Order of elements in Cyclic Groups

Short, sweet, to the point. More of the number theory aspects.

Let $G$ be a cyclic group of order $n$ and $a$ generate $G$, ie $\mid ⟨a⟩\mid =n$. Then for $b=a^k\in ⟨a⟩$, order of b is $\frac{n}{gcd(n,k)}$

Practice:

In ${\mathbb{Z}}_{12}$ through this we know the order of 1 is $\frac{12}{gcd(1,12)}=12$. order of 2 is 6 order of 5 is also 12 so $⟨5⟩=⟨1⟩$ This adds more intuition to what we proved in All Ideals in integers mod n

This explains why all subgroups of ${\mathbb{Z}}_n$ are devisors of n, because: For any generated subgroup $⟨a⟩$ we know $a=1^a$ (additively) so

order of $a=\frac{n}{gcd(n,a)}$; or the number of elements in $⟨a⟩$.

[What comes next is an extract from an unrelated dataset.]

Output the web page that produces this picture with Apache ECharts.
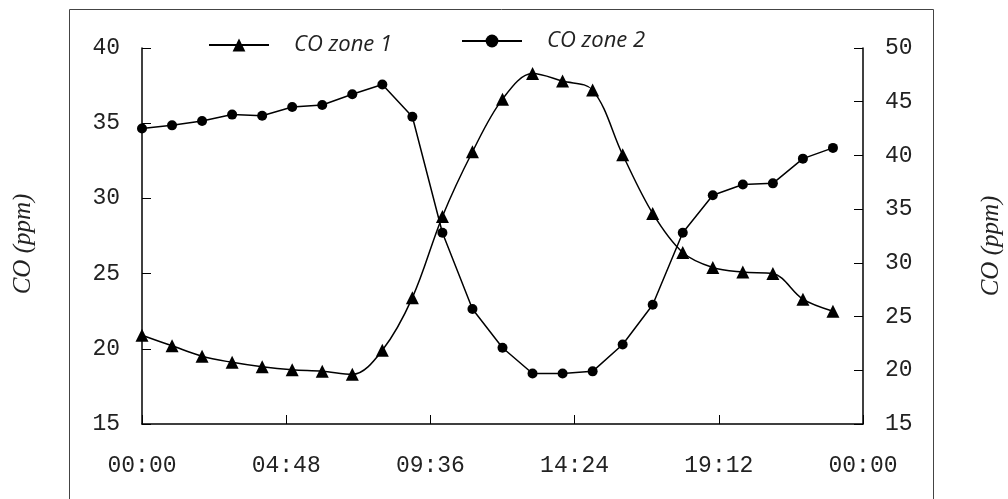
<!DOCTYPE html>
<html>
<head>
<meta charset="utf-8">
<script src="https://cdn.jsdelivr.net/npm/echarts@6/dist/echarts.min.js"></script>
<style>html,body{margin:0;padding:0;background:#fff;}#c{width:1008px;height:499px;}</style>
</head>
<body>
<div id="c"></div>
<script>
// Hours of measurement (00:00 .. 23:00)
var hours = [0,1,2,3,4,5,6,7,8,9,10,11,12,13,14,15,16,17,18,19,20,21,22,23];
// CO zone 1 (left axis, ppm)
var zone1 = [20.9,20.2,19.5,19.1,18.8,18.6,18.5,18.3,19.9,23.4,28.8,33.1,36.6,38.3,37.8,37.2,32.9,29.0,26.4,25.4,25.1,25.0,23.3,22.5];
// CO zone 2 (right axis, ppm)
var zone2 = [42.5,42.8,43.2,43.8,43.7,44.5,44.7,45.7,46.6,43.6,32.8,25.7,22.1,19.7,19.7,19.9,22.4,26.1,32.8,36.3,37.3,37.4,39.7,40.7];
// X tick labels (every 4.8 h)
var xTickLabels = ['00:00','04:48','09:36','14:24','19:12','00:00'];
var seriesNames = ['CO zone 1','CO zone 2'];
var axisTitle = 'CO (ppm)';

var chart = echarts.init(document.getElementById('c'), null, {renderer:'canvas'});
var tickFont = {fontFamily:'Liberation Mono', fontSize:23, color:'#222'};
var legendText = {fontFamily:'Open Sans', fontStyle:'italic', fontSize:22, color:'#222', padding:[0,0,0,20]};
var axisLineStyle = {color:'#000', width:1.5};

chart.setOption({
  animation:false,
  backgroundColor:'#fff',
  grid:{left:142, right:145, top:48, bottom:75, containLabel:false},
  legend:[
    {data:[seriesNames[0]], left:208, top:34, padding:0, itemWidth:60, itemHeight:16, textStyle:legendText},
    {data:[seriesNames[1]], left:461, top:30, padding:0, itemWidth:60, itemHeight:16, textStyle:legendText}
  ],
  xAxis:{
    type:'value', min:0, max:24, interval:4.8,
    axisLine:{show:true, lineStyle:axisLineStyle},
    axisTick:{show:true, inside:true, length:9, lineStyle:{color:'#000', width:1}},
    splitLine:{show:false},
    axisLabel:Object.assign({margin:30, formatter:function(v){return xTickLabels[Math.round(v/4.8)];}}, tickFont)
  },
  yAxis:[
    {type:'value', min:15, max:40, interval:5, position:'left',
     axisLine:{show:true, lineStyle:axisLineStyle},
     axisTick:{show:true, inside:true, length:9, lineStyle:{color:'#000', width:1}},
     splitLine:{show:false},
     axisLabel:Object.assign({margin:22, padding:[10,0,0,0]}, tickFont)},
    {type:'value', min:15, max:50, interval:5, position:'right',
     axisLine:{show:true, lineStyle:axisLineStyle},
     axisTick:{show:true, inside:true, length:9, lineStyle:{color:'#000', width:1}},
     splitLine:{show:false},
     axisLabel:Object.assign({margin:22, padding:[10,0,0,0]}, tickFont)}
  ],
  series:[
    {name:seriesNames[0], type:'line', yAxisIndex:0, smooth:0.35,
     data:hours.map(function(h,i){return [h, zone1[i]];}),
     symbol:'triangle', symbolSize:13,
     lineStyle:{color:'#000', width:1.5}, itemStyle:{color:'#000'}},
    {name:seriesNames[1], type:'line', yAxisIndex:1, smooth:false,
     data:hours.map(function(h,i){return [h, zone2[i]];}),
     symbol:'circle', symbolSize:10,
     lineStyle:{color:'#000', width:1.5}, itemStyle:{color:'#000'}}
  ],
  graphic:[
    {type:'rect', shape:{x:69.5, y:9.5, width:864, height:540}, style:{fill:'none', stroke:'#444', lineWidth:1}, silent:true},
    {type:'text', x:23, y:244, rotation:Math.PI/2, style:{text:axisTitle, font:'italic 25px "Liberation Serif"', fill:'#222', align:'center', verticalAlign:'middle'}},
    {type:'text', x:991, y:246, rotation:Math.PI/2, style:{text:axisTitle, font:'italic 25px "Liberation Serif"', fill:'#222', align:'center', verticalAlign:'middle'}}
  ]
});
</script>
</body>
</html>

So if we are in ${\mathbb{Z}}_{12}$ then we see that $a=\frac{12}{gcd(12,a)}$ and from here, we know all possible subgroups of ${\mathbb{Z}}_{12}$ are all cyclic. However, 2,4,6 have the same gcd so $⟨6⟩=⟨4⟩=⟨2⟩$ as they all have 6 elements. This breaks everything down to $a$ just being the devisors of 12 as the other devisor will be $gcd(12,a)$ for all elements.